2013 yılındaysa sonucu önemsiz bir Galatasaray-Fenerbahçe maçında Burak Yıldırım isimli genç, son kurban oldu. Suçu, ötekilerden farklı renklere gönül vermesiydi.
Fanatikler, futbol kulüplerinin kendileri için var olduğunu, mücadele ettiğini zanneder. Bunun bilincindeki futbol fanatiği, sevdiği renkler uğruna her şeyi yapmaya hazırdır. Ancak sevilen takımın, taraftarını her şeyin önüne koyması komple bir yalandır. Yayın ve reklam gelirleri, kombine bilet fiyatları, bahis rakamları bir futbol taraftarından daha çok şey anlatır futbol kulüplerine. Tepedekiler kendi çıkarları için kitleleri yönlendirmeye, onları yalancı sevdalarla avutmaya devam ettiği sürece, tribün terörü her renkten atkıya kan bulaştırmaya devam edecek.
Daha önce olduğu gibi bugün de yaşanan şiddet olayları bir kaç kendini bilmeze indirgenecek ve o kendini bilmezler yakalanınca da uygulanmadığına bir çok kez şahit olduğumuz sporda şiddeti ve düzensizliği önleme yasası uygulanmış gibi gösterilecek. Kulüpler baş sağlığı metinleri yayınladıktan sonra seneye, yine ilk fırsatta, kendi benliklerinin esas nedeni olan şiddetin varlığını sürdürülebilir kılmak için popülist açıklamalar yapmaya devam edecekler.
Burak Yıldırım’ın ve Burak Yıldırım gibi bir hiç yolunda canını verenlerin ölümünden Başbakan, İç İşleri Bakanlığı, Gençlik ve Spor Bakanlığı, İl Spor Müdürlükleri, Emniyet Müdürlükleri, Türkiye Futbol Federasyonu, Tüm Spor Kulüplerinin Yönetim Kurulları’nı sorumlu tutuyoruz. Bulundukları makamlarda servetlerine servet katmak için değil sorumlu oldukları alanları düzenlemek için oturduklarını hatırlatıyoruz.
Bugünkü programımız, endüstriyel futbolun çarkında can vermiş ve can vermeye devam edecek 19 yaşındaki Burak ve Burak’lara ithaf edilmiştir.

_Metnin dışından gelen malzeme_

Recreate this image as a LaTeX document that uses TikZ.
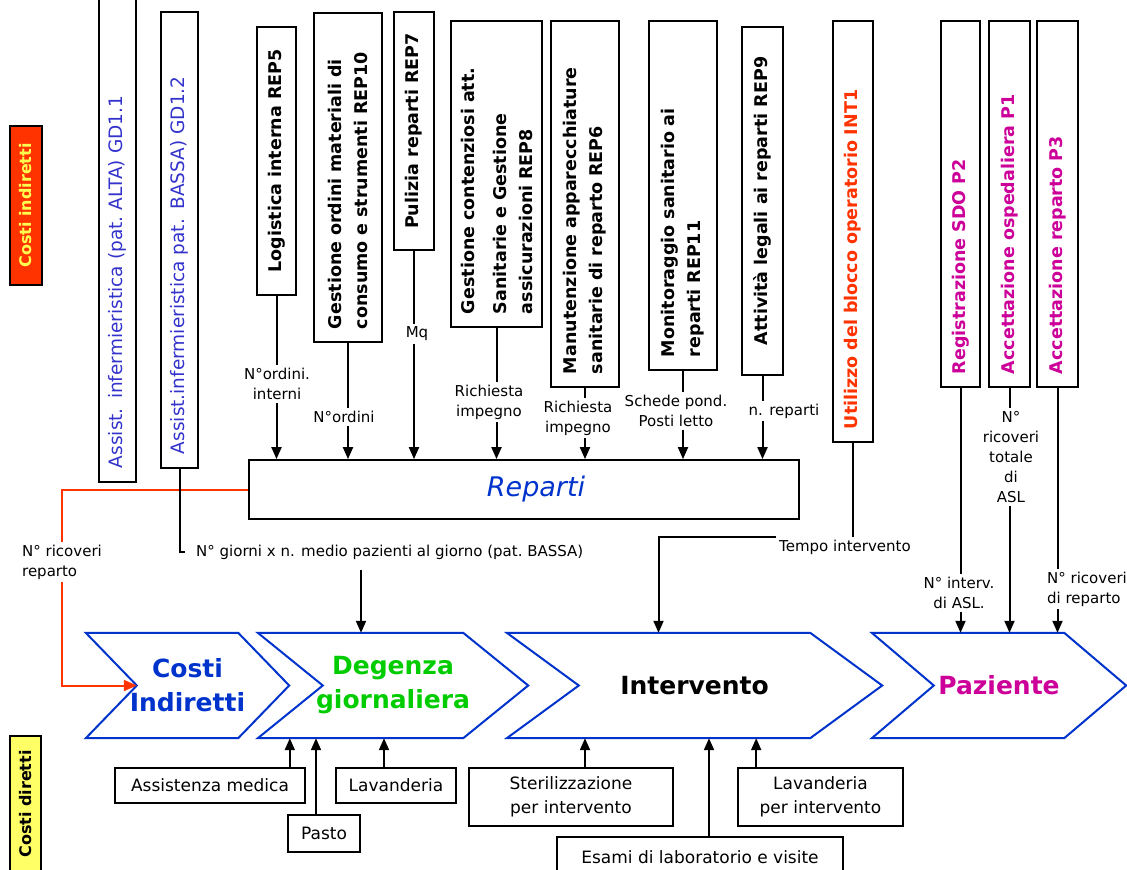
\documentclass[tikz,border=0pt]{standalone}
\usepackage{fontspec}
\setmainfont{DejaVu Sans}
\usetikzlibrary{arrows.meta,positioning,calc}

\definecolor{indcolor}{RGB}{255,51,0}
\definecolor{dircolor}{RGB}{255,255,102}
\definecolor{labelyellow}{RGB}{255,255,80}
\definecolor{gdcolor}{RGB}{51,51,204}
\definecolor{chevcolor}{RGB}{0,51,204}
\definecolor{degcolor}{RGB}{0,204,0}
\definecolor{pazcolor}{RGB}{204,0,153}

\tikzset{
sidebox/.style={
  draw,
  line width=1.8pt,
  rotate=90,
  inner sep=2pt,
  font=\fontsize{16}{19}\selectfont\bfseries
},
vbox/.style={
  draw,
  line width=1.8pt,
  rotate=90,
  align=left,
  inner xsep=13pt,
  inner ysep=2pt,
  font=\fontsize{17.5}{26}\selectfont\bfseries
},
gdbox/.style={
  vbox,
  inner xsep=14pt,
  font=\fontsize{18.5}{22}\selectfont,
  text=gdcolor
},
pbox/.style={
  vbox,
  text=pazcolor
},
repbox/.style={
  draw,
  line width=1.8pt,
  font=\fontsize{27}{32}\selectfont\itshape,
  text=chevcolor
},
chevbox/.style={
  inner sep=0pt,
  align=center,
  minimum height=105pt,
  font=\fontsize{25}{34}\selectfont\bfseries
},
chevline/.style={
  draw=chevcolor,
  line width=2pt
},
dirbox/.style={
  draw,
  line width=1.6pt,
  align=center,
  inner sep=3pt,
  font=\fontsize{17}{24}\selectfont
},
conlabel/.style={
  align=center,
  inner sep=3pt,
  font=\fontsize{15}{20}\selectfont
},
link/.style={
  line width=2pt
},
arrow/.style={
  link,
  -{Triangle[length=12pt,width=10pt]}
},
redarrow/.style={
  link,
  draw=indcolor,
  -{Triangle[length=13pt,width=11pt]}
}
}

% contorno a freccia (chevron) attorno a un nodo
\newcommand{\drawchevron}[2]{%
  \draw[chevline] (#1.north west) -- ([xshift=-#2]#1.north east) -- (#1.east)
    -- ([xshift=-#2]#1.south east) -- (#1.south west) -- ([xshift=#2]#1.west) -- cycle;}

\begin{document}
\begin{tikzpicture}[x=1pt,y=-1pt]
\useasboundingbox (0,0) rectangle (1127,870);

% etichette laterali
\node[sidebox, fill=indcolor, text=labelyellow, minimum width=159pt, minimum height=32pt] (lblind) at (26,205.5) {Costi indiretti};
\node[sidebox, fill=dircolor, minimum width=136pt, minimum height=31pt] (lbldir) at (25.5,804) {Costi diretti};

% attivita' di supporto
\node[gdbox, text width=474pt, minimum height=37pt] (gd11) at (117.5,231) {Assist. infermieristica (pat.\ ALTA) GD1.1};
\node[gdbox, text width=428pt, minimum height=37pt] (gd12) at (179.5,240) {Assist.infermieristica pat. BASSA) GD1.2};
\node[vbox, minimum width=268pt, minimum height=39pt] (rep5) at (276.5,161) {Logistica interna REP5};
\node[vbox, text width=303pt, minimum height=68pt] (rep10) at (348,177.5) {Gestione ordini materiali di\\consumo e strumenti REP10};
\node[vbox, minimum width=238pt, minimum height=40pt] (rep7) at (414,131) {Pulizia reparti REP7};
\node[vbox, text width=280pt, minimum height=91pt] (rep8) at (496.5,174) {Gestione contenziosi att.\\[6pt]Sanitarie e Gestione\\assicurazioni REP8};
\node[vbox, text width=340pt, minimum height=68pt] (rep6) at (585,204) {Manutenzione apparecchiature\\sanitarie di reparto REP6};
\node[vbox, text width=323pt, minimum height=68pt] (rep11) at (683,195.5) {Monitoraggio sanitario ai\\reparti REP11};
\node[vbox, minimum width=348pt, minimum height=41pt] (rep9) at (762.5,201) {Attività legali ai reparti REP9};
\node[vbox, text width=395pt, minimum height=40pt, text=indcolor] (int1) at (853,231.5) {Utilizzo del blocco operatorio INT1};
\node[pbox, text width=340pt, minimum height=39pt] (p2) at (960.5,204) {Registrazione SDO P2};
\node[pbox, text width=340pt, minimum height=41pt] (p1) at (1009.5,204) {Accettazione ospedaliera P1};
\node[pbox, text width=340pt, minimum height=41pt] (p3) at (1057.5,204) {Accettazione reparto P3};

\node[repbox, minimum width=550pt, minimum height=59pt] (rep) at (524,489.5) {\hspace*{24pt}Reparti};

% driver di ribaltamento
\node[conlabel] (lnord) at (277,384) {N°ordini.\\interni};
\node[conlabel] (lnord2) at (344,417) {N°ordini};
\node[conlabel] (lmq) at (417,334) {Mq};
\node[conlabel] (lrich1) at (489,402) {Richiesta\\impegno};
\node[conlabel] (lrich2) at (578,418) {Richiesta\\impegno};
\node[conlabel] (lsched) at (676,411) {Schede pond.\\Posti letto};
\node[conlabel] (lnrep) at (784,411) {n. reparti};

\foreach \b/\l in {rep5/lnord, rep10/lnord2, rep7/lmq, rep8/lrich1, rep6/lrich2, rep11/lsched, rep9/lnrep}{
  \draw[link] (\b.west) -- (\b.west |- \l.north);
  \draw[arrow] (\b.west |- \l.south) -- (\b.west |- rep.north);
}

% fasi del percorso
\node[chevbox, text=chevcolor, minimum width=203pt] (cind) at (187.5,685.5) {Costi\\Indiretti};
\drawchevron{cind}{51pt}
\node[chevbox, text=degcolor, minimum width=270pt] (deg) at (393,685.5) {Degenza\\giornaliera};
\drawchevron{deg}{65pt}
\node[chevbox, minimum width=375pt] (intv) at (694.5,685.5) {Intervento};
\drawchevron{intv}{72pt}
\node[chevbox, text=pazcolor, minimum width=254pt] (paz) at (999,685.5) {Paziente};
\drawchevron{paz}{62pt}

\coordinate (degtop) at ($(deg.north)+(-32pt,0)$);
\coordinate (intvtop) at ($(intv.north)+(-36pt,0)$);

% ricoveri di reparto
\node[conlabel, align=left] (lric) at (62,562) {N° ricoveri\\reparto};
\draw[redarrow, -] (rep.west) -| (lric.north);
\draw[redarrow] (lric.south) |- ($(cind.west)+(51pt,0)$);

% giornate di degenza
\node[conlabel, anchor=west] (lgiorni) at (193,552) {N° giorni x n. medio pazienti al giorno (pat.\ BASSA)};
\draw[link] (gd12.west) |- ($(lgiorni.west)+(-8pt,0)$);
\draw[arrow] ($(degtop |- lgiorni.south)+(0,-8pt)$) -- (degtop);

% blocco operatorio
\node[conlabel] (ltempo) at (845,547) {Tempo intervento};
\draw[link] (int1.west) -- (int1.west |- ltempo.north);
\draw[arrow] (ltempo.north west) -| (intvtop);

% paziente
\node[conlabel] (lp2) at (959,593) {N° interv.\\di ASL.};
\node[conlabel] (lp1) at (1011,457) {N°\\ricoveri\\totale\\di\\ASL};
\node[conlabel, align=left] (lp3) at (1087,589) {N° ricoveri\\di reparto};
\foreach \b/\l in {p2/lp2, p1/lp1, p3/lp3}{
  \draw[link] (\b.west) -- (\b.west |- \l.north);
  \draw[arrow] (\b.west |- \l.south) -- (\b.west |- paz.north);
}

% costi diretti
\node[dirbox, minimum width=190pt, minimum height=35pt] (assmed) at (210,785.5) {Assistenza medica};
\node[dirbox, minimum width=72pt, minimum height=37pt] (pasto) at (324,833.5) {Pasto};
\node[dirbox, minimum width=120pt, minimum height=35pt] (lav) at (396,785.5) {Lavanderia};
\node[dirbox, minimum width=204pt, minimum height=58pt] (steril) at (571,797) {Sterilizzazione\\per intervento};
\node[dirbox, minimum width=165pt, minimum height=58pt] (lavint) at (820.5,797) {Lavanderia\\per intervento};
\node[dirbox, minimum width=286pt, minimum height=40pt] (esami) at (700,857) {Esami di laboratorio e visite};

\draw[arrow] ($(assmed.north east)+(-16pt,0)$) -- ($(assmed.north east |- deg.south)+(-16pt,0)$);
\draw[arrow] ($(pasto.north)+(-8pt,0)$) -- ($(pasto.north |- deg.south)+(-8pt,0)$);
\draw[arrow] ($(lav.north)+(-12pt,0)$) -- ($(lav.north |- deg.south)+(-12pt,0)$);
\draw[arrow] ($(steril.north)+(14pt,0)$) -- ($(steril.north |- intv.south)+(14pt,0)$);
\draw[arrow] ($(lavint.north west)+(19pt,0)$) -- ($(lavint.north west |- intv.south)+(19pt,0)$);
\draw[arrow] ($(esami.north)+(9pt,0)$) -- ($(esami.north |- intv.south)+(9pt,0)$);
\end{tikzpicture}
\end{document}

Bu hafta anneler günüydü. Spor sahalarında anneler günü vesilesiyle yapılmış güzel jestler vardı. Bunları da dile getirmek istemiştik. Bu güzelliklere pek vakit ayıramasak da annelerimize tüm sevgi ve saygılarımızı göndermemize engel değil bu yaşananlar. Tüm Annelerin anneler gününü, en çok da ölümleri devlet tarafından gizlenen evlatlarının cansız da olsa bedenini 424 haftadır Galatasaray Meydanı’nda bekleyen Cumartesi Anneleri’nin Anneler gününü kutluyoruz.